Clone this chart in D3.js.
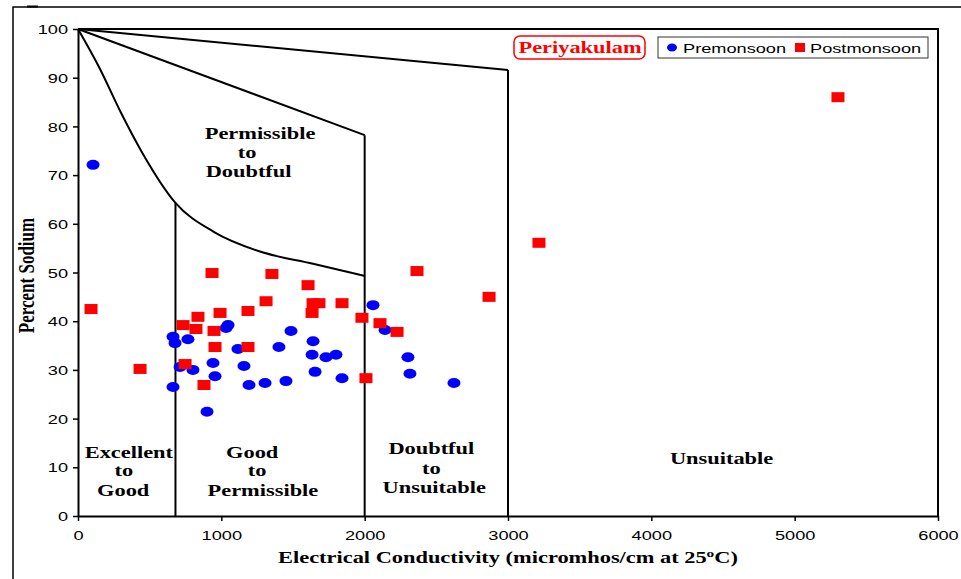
<!DOCTYPE html>
<html>
<head>
<meta charset="utf-8">
<script src="https://cdn.jsdelivr.net/npm/d3@7"></script>
<style>
  body { margin: 0; background: #fff; }
  text { fill: #000; }
</style>
</head>
<body>
<svg id="chart" width="961" height="579"></svg>
<script>
// Premonsoon samples (EC, % Na)
const preEC = [105, 663, 677, 767, 1047, 1033, 1486, 1116, 1402, 942, 1158, 712, 802, 956, 663,
               1193, 1305, 1451, 900, 2058, 2142, 1640, 1633, 1730, 1800, 2302, 1654, 1842, 2316, 2623];
const preNa = [72.1, 36.8, 35.5, 36.3, 39.2, 38.6, 38.0, 34.3, 34.7, 31.4, 30.8, 30.6, 30.0, 28.7, 26.5,
               26.9, 27.3, 27.7, 21.4, 43.3, 38.2, 35.9, 33.1, 32.6, 33.1, 32.6, 29.6, 28.3, 29.2, 27.3];

// Postmonsoon samples
const postEC = [91, 433, 733, 823, 837, 991, 935, 949, 956, 747, 879, 1186, 1186, 1312, 1353, 1605,
                1640, 1681, 1633, 1842, 1981, 2107, 2226, 2009, 2365, 2868, 3216, 5302];
const postNa = [42.5, 30.2, 39.2, 38.4, 40.9, 41.7, 49.9, 38.0, 34.7, 31.2, 26.9, 42.1, 34.7, 44.1, 49.7, 47.4,
                43.7, 43.7, 41.7, 43.7, 40.7, 39.6, 37.8, 28.3, 50.3, 45.0, 56.1, 86.0];

// Wilcox diagram boundaries
const curveEC = [0, 150, 300, 450, 680, 950, 1270, 1640, 2000];
const curveNa = [100, 92, 82.8, 74.5, 64.3, 58.3, 54.3, 51.8, 49.3];
const boundaryLines = [
  [[0, 100], [2000, 78.2]],
  [[0, 100], [3000, 91.6]],
  [[680, 0], [680, 64.3]],
  [[2000, 0], [2000, 78.2]],
  [[3000, 0], [3000, 91.6]]
];

const xTicks = [0, 1000, 2000, 3000, 4000, 5000, 6000];
const yTicks = [0, 10, 20, 30, 40, 50, 60, 70, 80, 90, 100];

// zone labels: [EC, %Na of baseline, text]
const zoneLabels = [
  [1270, 77.4, "Permissible"], [1180, 73.5, "to"], [1190, 69.6, "Doubtful"],
  [355, 11.9, "Excellent"], [320, 8.2, "to"], [315, 4.1, "Good"],
  [1215, 11.9, "Good"], [1250, 8.2, "to"], [1290, 4.1, "Permissible"],
  [2465, 12.7, "Doubtful"], [2465, 8.6, "to"], [2485, 4.7, "Unsuitable"],
  [4490, 10.7, "Unsuitable"]
];

const SX = 1.4; // the picture is stretched sideways

const svg = d3.select("#chart");

let x = d3.scaleLinear().domain([0, 6000]).range([78, 938]);
let y = d3.scaleLinear().domain([0, 100]).range([516, 29]);

// outer chart frame
svg.append("path")
  .attr("d", "M13,579 V7 H961")
  .attr("fill", "none")
  .attr("stroke", "#000")
  .attr("stroke-width", 1.5);
svg.append("line")
  .attr("x1", 27).attr("x2", 38).attr("y1", 6.5).attr("y2", 6.5)
  .attr("stroke", "#000").attr("stroke-width", 2);

// plot top/right border
svg.append("path")
  .attr("d", `M${x(0)},${y(100)} H${x(6000)} V${y(0)}`)
  .attr("fill", "none")
  .attr("stroke", "#000")
  .attr("stroke-width", 2);

// axes
let gX = svg.append("g").attr("transform", `translate(0,${y(0)})`)
  .call(d3.axisBottom(x).tickValues(xTicks).tickSize(5).tickSizeOuter(0).tickFormat(d3.format("d")));
let gY = svg.append("g").attr("transform", `translate(${x(0)},0)`)
  .call(d3.axisLeft(y).tickValues(yTicks).tickSize(5).tickSizeOuter(0));

[gX, gY].forEach(g => {
  g.select(".domain").attr("stroke", "#000").attr("stroke-width", 2);
  g.selectAll(".tick line").attr("stroke", "#000").attr("stroke-width", 1.5);
  g.selectAll("text")
    .attr("font-family", "Arial, 'Liberation Sans', sans-serif")
    .attr("font-size", 13)
    .attr("fill", "#000");
});
gX.selectAll("text").attr("y", 0).attr("dy", 0)
  .attr("transform", `translate(0,24) scale(${SX},1)`);
gY.selectAll("text").attr("x", 0).attr("dy", "0.36em")
  .attr("transform", `translate(-10,0) scale(${SX},1)`);

// boundary lines
svg.append("g").selectAll("line")
  .data(boundaryLines)
  .enter()
  .append("line")
  .attr("x1", d => x(d[0][0])).attr("y1", d => y(d[0][1]))
  .attr("x2", d => x(d[1][0])).attr("y2", d => y(d[1][1]))
  .attr("stroke", "#000")
  .attr("stroke-width", 2);

let curveLine = d3.line()
  .x((d, i) => x(curveEC[i]))
  .y((d, i) => y(curveNa[i]))
  .curve(d3.curveMonotoneX);
svg.append("path")
  .attr("d", curveLine(curveEC))
  .attr("fill", "none")
  .attr("stroke", "#000")
  .attr("stroke-width", 2);

// zone labels
svg.append("g").selectAll("text")
  .data(zoneLabels)
  .enter()
  .append("text")
  .attr("transform", d => `translate(${x(d[0])},${y(d[1])}) scale(${SX},1)`)
  .attr("text-anchor", "middle")
  .attr("font-family", "'Liberation Serif', 'Times New Roman', serif")
  .attr("font-weight", "bold")
  .attr("font-size", 16)
  .text(d => d[2]);

// points
svg.append("g").selectAll("ellipse")
  .data(preEC)
  .enter()
  .append("ellipse")
  .attr("cx", (d, i) => x(d))
  .attr("cy", (d, i) => y(preNa[i]))
  .attr("rx", 6.5)
  .attr("ry", 5)
  .attr("fill", "#0000ff");

svg.append("g").selectAll("rect")
  .data(postEC)
  .enter()
  .append("rect")
  .attr("x", (d, i) => x(d) - 6.5)
  .attr("y", (d, i) => y(postNa[i]) - 5)
  .attr("width", 13)
  .attr("height", 10)
  .attr("fill", "#ff0000");

// axis titles
let xTitle = svg.append("text")
  .attr("transform", `translate(${x(3000)},563) scale(${SX},1)`)
  .attr("text-anchor", "middle")
  .attr("font-family", "'Liberation Serif', 'Times New Roman', serif")
  .attr("font-weight", "bold")
  .attr("font-size", 16);
xTitle.append("tspan").text("Electrical Conductivity (micromhos/cm at 25");
xTitle.append("tspan").attr("dy", -6).attr("font-size", 11).text("o");
xTitle.append("tspan").attr("dy", 6).text("C)");

svg.append("text")
  .attr("transform", `translate(34,${y(50) + 3}) scale(${SX},1) rotate(-90)`)
  .attr("text-anchor", "middle")
  .attr("font-family", "'Liberation Serif', 'Times New Roman', serif")
  .attr("font-weight", "bold")
  .attr("font-size", 17)
  .text("Percent Sodium");

// title box
svg.append("rect")
  .attr("x", 514).attr("y", 36).attr("width", 131).attr("height", 23).attr("rx", 6)
  .attr("fill", "#fff").attr("stroke", "#ff0000").attr("stroke-width", 1.5);
svg.append("text")
  .attr("transform", `translate(580,53) scale(${SX},1)`)
  .attr("text-anchor", "middle")
  .attr("font-family", "'Liberation Serif', 'Times New Roman', serif")
  .attr("font-weight", "bold")
  .attr("font-size", 16)
  .style("fill", "#ff0000")
  .text("Periyakulam");

// legend
let legend = svg.append("g");
legend.append("rect")
  .attr("x", 658).attr("y", 37).attr("width", 270).attr("height", 21)
  .attr("fill", "#fff").attr("stroke", "#333").attr("stroke-width", 1);
legend.append("ellipse")
  .attr("cx", 672).attr("cy", 47.5).attr("rx", 5).attr("ry", 4).attr("fill", "#0000ff");
legend.append("rect")
  .attr("x", 795).attr("y", 43).attr("width", 10).attr("height", 9).attr("fill", "#ff0000");
[[683, "Premonsoon"], [810, "Postmonsoon"]].forEach(d => {
  legend.append("text")
    .attr("transform", `translate(${d[0]},52.5) scale(${SX},1)`)
    .attr("font-family", "Arial, 'Liberation Sans', sans-serif")
    .attr("font-size", 13)
    .text(d[1]);
});
</script>
</body>
</html>
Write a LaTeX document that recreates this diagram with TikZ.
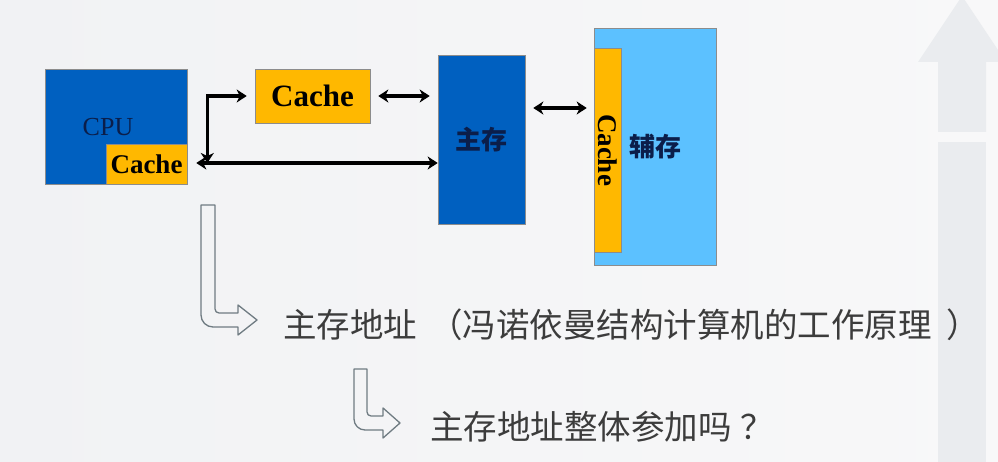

● ● ● ● ●

§ What is asked
Please take the lines from the beginning of the data above through the line holding "const SX = 1.4;" and transcribe them exactly, without any pictures.

§ Solution for this exercise
Clone this chart in D3.js.
<!DOCTYPE html>
<html>
<head>
<meta charset="utf-8">
<script src="https://cdn.jsdelivr.net/npm/d3@7"></script>
<style>
  body { margin: 0; background: #fff; }
  text { fill: #000; }
</style>
</head>
<body>
<svg id="chart" width="961" height="579"></svg>
<script>
// Premonsoon samples (EC, % Na)
const preEC = [105, 663, 677, 767, 1047, 1033, 1486, 1116, 1402, 942, 1158, 712, 802, 956, 663,
               1193, 1305, 1451, 900, 2058, 2142, 1640, 1633, 1730, 1800, 2302, 1654, 1842, 2316, 2623];
const preNa = [72.1, 36.8, 35.5, 36.3, 39.2, 38.6, 38.0, 34.3, 34.7, 31.4, 30.8, 30.6, 30.0, 28.7, 26.5,
               26.9, 27.3, 27.7, 21.4, 43.3, 38.2, 35.9, 33.1, 32.6, 33.1, 32.6, 29.6, 28.3, 29.2, 27.3];

// Postmonsoon samples
const postEC = [91, 433, 733, 823, 837, 991, 935, 949, 956, 747, 879, 1186, 1186, 1312, 1353, 1605,
                1640, 1681, 1633, 1842, 1981, 2107, 2226, 2009, 2365, 2868, 3216, 5302];
const postNa = [42.5, 30.2, 39.2, 38.4, 40.9, 41.7, 49.9, 38.0, 34.7, 31.2, 26.9, 42.1, 34.7, 44.1, 49.7, 47.4,
                43.7, 43.7, 41.7, 43.7, 40.7, 39.6, 37.8, 28.3, 50.3, 45.0, 56.1, 86.0];

// Wilcox diagram boundaries
const curveEC = [0, 150, 300, 450, 680, 950, 1270, 1640, 2000];
const curveNa = [100, 92, 82.8, 74.5, 64.3, 58.3, 54.3, 51.8, 49.3];
const boundaryLines = [
  [[0, 100], [2000, 78.2]],
  [[0, 100], [3000, 91.6]],
  [[680, 0], [680, 64.3]],
  [[2000, 0], [2000, 78.2]],
  [[3000, 0], [3000, 91.6]]
];

const xTicks = [0, 1000, 2000, 3000, 4000, 5000, 6000];
const yTicks = [0, 10, 20, 30, 40, 50, 60, 70, 80, 90, 100];

// zone labels: [EC, %Na of baseline, text]
const zoneLabels = [
  [1270, 77.4, "Permissible"], [1180, 73.5, "to"], [1190, 69.6, "Doubtful"],
  [355, 11.9, "Excellent"], [320, 8.2, "to"], [315, 4.1, "Good"],
  [1215, 11.9, "Good"], [1250, 8.2, "to"], [1290, 4.1, "Permissible"],
  [2465, 12.7, "Doubtful"], [2465, 8.6, "to"], [2485, 4.7, "Unsuitable"],
  [4490, 10.7, "Unsuitable"]
];

const SX = 1.4; // the picture is stretched sideways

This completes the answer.